Student’s Laptop Webcam Hacked: Caught Watching DVD During Bath [Video]


 

Unsettlingly, it can happen to anyone with a webcam.

Perverts may be spying on you, hacking into your computer, and watching you do every day mundane personal tasks like changing your clothes, surfing the web in your pajamas or underwear – or in Rachel Hyndman’s case, peeping as you relax in a bath while watching a DVD on the laptop.

The discomforting realization came when the 20-year-old student from Glasgow noticed the light of her webcam turned on. She’d been hacked and unaware of how long the digital voyeur had been watching her prior to the bath incident, according to BBC News.

Typically the perpetrators of this crime are male and this type of hack is becoming more common.

The intrusion can come in a seemingly benign email as part of an attachment that, once opened, can automatically install a virus which then acts as a remote administration tool – allowing the sender access to your computer at any time.

Essentially, hackers are able to gain entry to victims’ computers using a piece of malicious software (malware) commonly referred to as a remote-access Trojan (RAT). The term “ratting” has been used to describe this practice.

People often leave their computers on and facing open space inside their homes – in areas like bedrooms where one conducts the most intimate of actions and personal behavior.

Someone with enough technical knowledge or the right software can easily infect your device. From there they can remotely activate mics and webcams allowing them listen in and view everything you do within the scope of your computer. They can also peruse saved files and operate the keyboard.

Parents should be especially cautious as pedophiles could be secretly spying on their kids and distributing the footage.

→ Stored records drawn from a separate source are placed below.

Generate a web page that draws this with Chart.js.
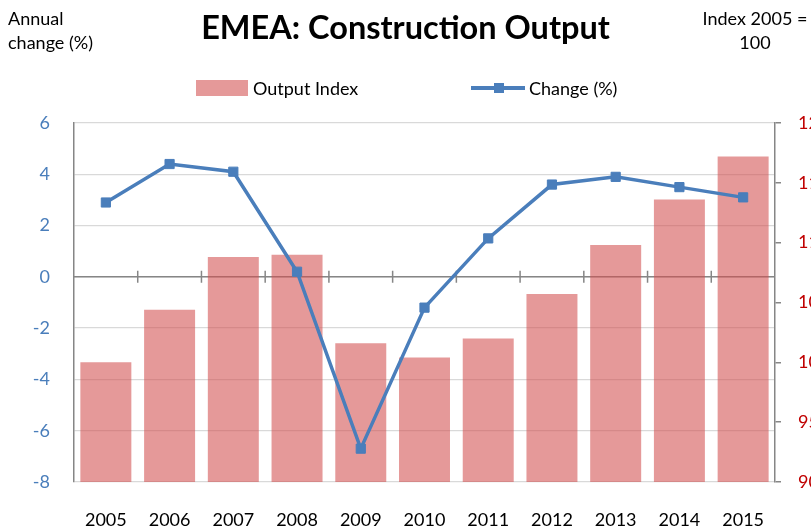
<!DOCTYPE html>
<html>
<head>
<meta charset="utf-8">
<script src="https://cdn.jsdelivr.net/npm/chart.js"></script>
<style>
html, body { margin: 0; padding: 0; background: #fff; overflow: hidden; }
#wrap { position: relative; width: 811px; height: 529px; }
.note { position: absolute; font: 18px Lato, sans-serif; color: #000; line-height: 24px; }
.legend { position: absolute; top: 76px; font: 18px Lato, sans-serif; color: #000; line-height: 24px; }
.swatch { position: absolute; width: 52px; height: 16px; top: 4px; background: rgba(210, 80, 80, 0.58); }
.lineKey { position: absolute; width: 54px; height: 4px; top: 10px; background: #4a7ebb; }
.lineKey span { position: absolute; left: 23px; top: -3px; width: 10px; height: 10px; background: #4a7ebb; }
</style>
</head>
<body>
<div id="wrap">
  <canvas id="myChart" width="811" height="529"></canvas>
  <div class="note" style="left:8px; top:6px;">Annual<br>change (%)</div>
  <div class="note" style="left:700px; top:6px; width:110px; text-align:center;">Index 2005 =<br>100</div>
  <div class="legend" style="left:196px;"><div class="swatch"></div><span style="margin-left:57px;">Output Index</span></div>
  <div class="legend" style="left:471px;"><div class="lineKey"><span></span></div><span style="margin-left:58px;">Change (%)</span></div>
</div>
<script>
var years = ["2005", "2006", "2007", "2008", "2009", "2010", "2011", "2012", "2013", "2014", "2015"];
var outputIndex = [100, 104.4, 108.8, 109.0, 101.6, 100.4, 102.0, 105.7, 109.8, 113.6, 117.2];
var changePct = [2.9, 4.4, 4.1, 0.2, -6.7, -1.2, 1.5, 3.6, 3.9, 3.5, 3.1];

var font = "Lato, sans-serif";

// x axis crosses at zero, with tick marks between the categories
var zeroAxis = {
    id: "zeroAxis",
    beforeDatasetsDraw: function (chart) {
        var ctx = chart.ctx, area = chart.chartArea;
        var y0 = chart.scales.y.getPixelForValue(0);
        var xs = chart.scales.x;
        ctx.save();
        ctx.strokeStyle = "#868686";
        ctx.lineWidth = 1.5;
        ctx.beginPath();
        ctx.moveTo(area.left, y0);
        ctx.lineTo(area.right, y0);
        for (var i = 1; i < years.length; i++) {
            var bx = (xs.getPixelForValue(i - 1) + xs.getPixelForValue(i)) / 2;
            ctx.moveTo(bx, y0 - 6);
            ctx.lineTo(bx, y0 + 6);
        }
        ctx.stroke();
        ctx.restore();
    }
};

new Chart("myChart", {
    data: {
        labels: years,
        datasets: [{
            type: "line",
            label: "Change (%)",
            data: changePct,
            yAxisID: "y",
            borderColor: "#4a7ebb",
            backgroundColor: "#4a7ebb",
            borderWidth: 3.5,
            pointStyle: "rect",
            pointRadius: 6.5,
            pointBorderWidth: 1,
            tension: 0,
            order: 0
        }, {
            type: "bar",
            label: "Output Index",
            data: outputIndex,
            yAxisID: "yR",
            backgroundColor: "rgba(210, 80, 80, 0.58)",
            barPercentage: 0.8,
            categoryPercentage: 1.0,
            order: 1
        }]
    },
    options: {
        responsive: false,
        animation: false,
        layout: { padding: 0 },
        plugins: {
            legend: { display: false },
            tooltip: { enabled: false },
            title: {
                display: true,
                text: "EMEA: Construction Output",
                color: "#000",
                font: { family: font, size: 32.5, weight: "bold" },
                padding: { top: 9, bottom: 75 }
            }
        },
        scales: {
            x: {
                grid: { display: false, drawTicks: false },
                border: { display: false },
                ticks: { color: "#000", font: { family: font, size: 18 }, padding: 27 },
                afterFit: function (s) { s.height = 47; }
            },
            y: {
                position: "left",
                min: -8,
                max: 6,
                ticks: { stepSize: 2, color: "#4a7ebb", font: { family: font, size: 18 }, padding: 24 },
                grid: { color: "#d9d9d9", lineWidth: 1.3, drawTicks: false },
                border: { color: "#868686", width: 1.5 },
                afterFit: function (s) { s.width = 74; }
            },
            yR: {
                position: "right",
                min: 90,
                max: 120,
                ticks: { stepSize: 5, color: "#c00000", font: { family: font, size: 18 }, padding: 17 },
                grid: { drawOnChartArea: false, drawTicks: true, tickLength: 6, color: "#868686", lineWidth: 1.5 },
                border: { color: "#868686", width: 1.5 },
                afterFit: function (s) { s.width = 36; }
            }
        }
    },
    plugins: [zeroAxis]
});
</script>
</body>
</html>
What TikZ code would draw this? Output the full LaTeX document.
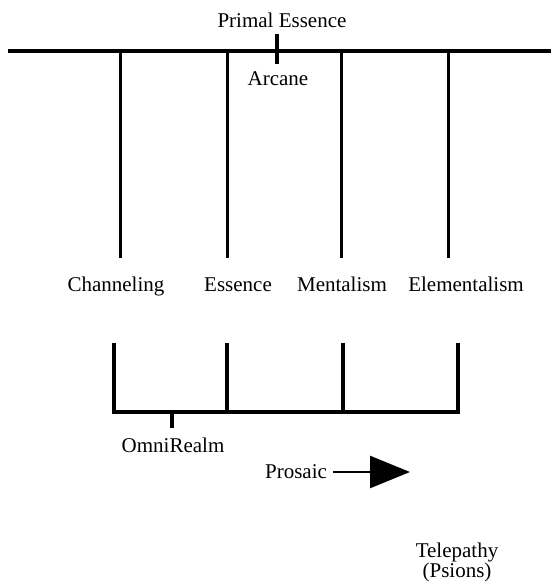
\documentclass[tikz,border=0pt]{standalone}
\usepackage{fontspec}
\setmainfont{Liberation Serif}
\usetikzlibrary{positioning, arrows.meta}

\begin{document}
\begin{tikzpicture}[x=1pt, y=-1pt]
\useasboundingbox (0,0) rectangle (551,583);

% labels of the realms (placed by their base line)
\begin{scope}[every node/.style={font=\fontsize{21}{18}\selectfont, inner sep=1pt, anchor=base}]
\node (prim)  at (282,28)  {Primal Essence};
\node (arc)   at (278,86)  {Arcane};
\node (chan)  at (116,291) {Channeling};
\node (ess)   at (238,291) {Essence};
\node (ment)  at (342,291) {Mentalism};
\node (elem)  at (466,291) {Elementalism};
\node (omni)  at (173,452) {OmniRealm};
\node (pros)  at (296,478) {Prosaic};
\node [align=center, anchor=center] (tele) at (457,562) {Telepathy\\(Psions)};
\end{scope}

% top bar with its tick
\coordinate (barL) at (8,51);
\coordinate (barR) at (551,51);
\draw [line width=3.5pt] (barL) -- (barR);
\draw [line width=4pt] (277,34) -- (277,64);
\foreach \x/\n in {120/chan, 227/ess, 341/ment, 448/elem}
  \draw [line width=3pt] (\x,51) -- (\x,258);

% bottom bracket
\begin{scope}[every path/.style={draw, line width=3.5pt}]
\coordinate (brL) at (114,343);
\coordinate (brR) at (458,343);
\draw (brL) -- (114,412) -- (458,412) -- (brR);
\draw (227,343) -- (227,412);
\draw (343,343) -- (343,412);
\draw (172,412) -- (172,428);
\end{scope}

% the arrow
\coordinate (tip) at (410,472);
\draw [line width=2.5pt, -{Triangle[width=32pt, length=40pt]}] (pros.east |- tip) ++(5,0) -- (tip);
\end{tikzpicture}
\end{document}
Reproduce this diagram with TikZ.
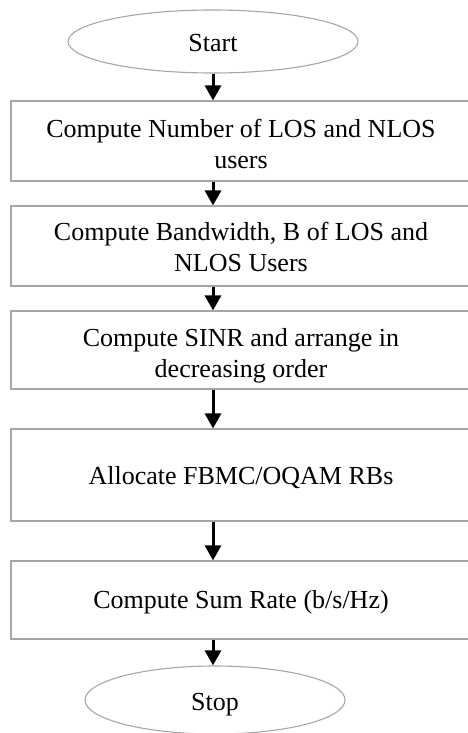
\documentclass[tikz,border=0pt]{standalone}
\usepackage{fontspec}
\setmainfont{Liberation Serif}
\usetikzlibrary{arrows.meta,shapes.geometric}
\definecolor{linegray}{RGB}{166,166,166}
\begin{document}
\begin{tikzpicture}[x=1pt,y=-1pt,
  every node/.style={font=\fontsize{26}{31}\selectfont},
  stepbox/.style={draw=linegray, line width=1.1pt, rectangle, minimum width=460pt, inner sep=0pt, align=center, text depth=0pt},
  termnode/.style={draw=linegray, line width=1.1pt, ellipse, inner sep=0pt, text depth=0pt},
  flowarrow/.style={draw=black, line width=3pt, -{Triangle[width=16pt,length=15pt]}}]
\useasboundingbox (0,0) rectangle (467,733);
\node[termnode, minimum width=290pt, minimum height=63pt, text height=21pt] (start) at (213,41.5) {Start};
\node[stepbox, minimum height=80pt, text height=54pt] (b1) at (241,141) {Compute Number of LOS and NLOS\\users};
\node[stepbox, minimum height=80pt, text height=50pt] (b2) at (241,246) {Compute Bandwidth, B of LOS and\\NLOS Users};
\node[stepbox, minimum height=78pt, text height=55pt] (b3) at (241,350) {Compute SINR and arrange in\\decreasing order};
\node[stepbox, minimum height=92pt, text height=18pt] (b4) at (241,475) {Allocate FBMC/OQAM RBs};
\node[stepbox, minimum height=78pt, text height=16pt] (b5) at (241,600) {Compute Sum Rate (b/s/Hz)};
\node[termnode, minimum width=260pt, minimum height=68pt, text height=20pt] (stop) at (215,700) {Stop};
\draw[flowarrow] (start.south) -- (start.south |- b1.north);
\draw[flowarrow] (b1.south -| start.south) -- (b2.north -| start.south);
\draw[flowarrow] (b2.south -| start.south) -- (b3.north -| start.south);
\draw[flowarrow] (b3.south -| start.south) -- (b4.north -| start.south);
\draw[flowarrow] (b4.south -| start.south) -- (b5.north -| start.south);
\draw[flowarrow] (b5.south -| start.south) -- (stop.north -| start.south);
\end{tikzpicture}
\end{document}
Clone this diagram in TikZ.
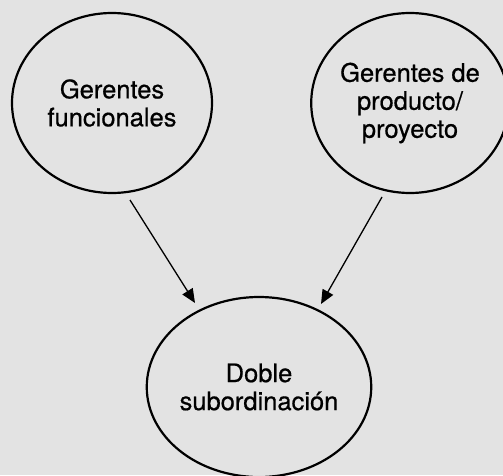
\documentclass[tikz,border=0pt]{standalone}
\usepackage{fontspec}
\setmainfont{TeX Gyre Heros}[FakeBold=0.6]
\usetikzlibrary{shapes.geometric,arrows.meta}
\begin{document}
\begin{tikzpicture}[x=1pt,y=1pt,
  bubble/.style={ellipse,draw,line width=2.2pt,minimum width=200pt,minimum height=180pt,inner sep=0pt,align=center,font=\fontsize{25.5}{28}\selectfont},
  link/.style={-{Triangle[length=14pt,width=12pt]},line width=1.3pt}]
\fill[black!11] (0,0) rectangle (503,475);
\useasboundingbox (0,0) rectangle (503,475);
\node[bubble] (f) at (112,372) {Gerentes\\funcionales};
\node[bubble,minimum width=194pt] (p) at (410,372) {Gerentes de\\producto/\\proyecto};
\node[bubble,minimum width=198pt] (d) at (259,88) {Doble\\subordinación};
\coordinate (f1) at (130,275);
\coordinate (d1) at (195,172);
\coordinate (p1) at (382,278);
\coordinate (d2) at (321,171);
\draw[link] (f1) -- (d1);
\draw[link] (p1) -- (d2);
\end{tikzpicture}
\end{document}
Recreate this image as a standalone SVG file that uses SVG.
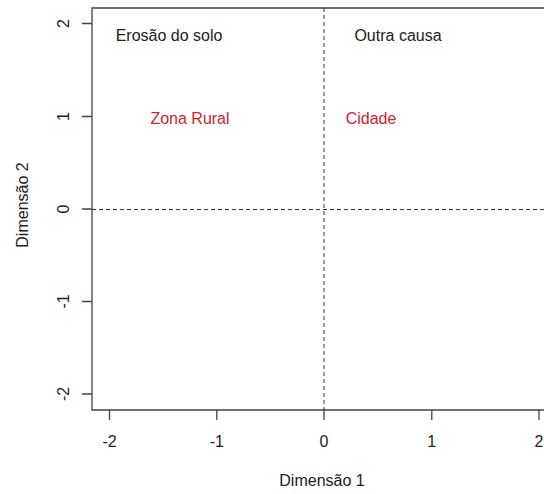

One of the other motives behind this particularly unpleasant act of voyeuristic hacking is to publically humiliate its victims. The Daily Mail cites several examples of women being targeted and tormented – as culprits post an array of their victims on video-sharing platforms. They disparagingly refer to these women as slaves, because they have managed to enslave their computers.

In one video mentioned in the report, an attractive blonde woman appears to be sitting at her computer, oblivious to the fact that she is being observed. Then a message materializes onto the screen, written in white on a black background, informing her that she is now the property of a hard-core pornographic website. In the clip, the hacker blatantly links the woman’s Facebook profile to the intrusive videos, placing her in danger and enhancing the impact of the embarrassment.

In another noted incident, a hardware hijacker activates the computer as a mother lounges with her son on a sofa, and abruptly yells out an obscene litany of foul language and sexual remarks.

Horrifically, one ponders how long the victims have been monitored by these types of predators? A few minutes? Days? Weeks?

In regards to built-in laptop webcams, most have tiny little indicator lights which will turn on in the event it is engaged. But who is going to actively notice it when computers have plenty of other blinking lights? Therefore, the Huffington Post suggests taking precautions by installing anti-virus software; cover up a webcam when not in use; turning off or close laptops when not in use; and avoid opening questionable email.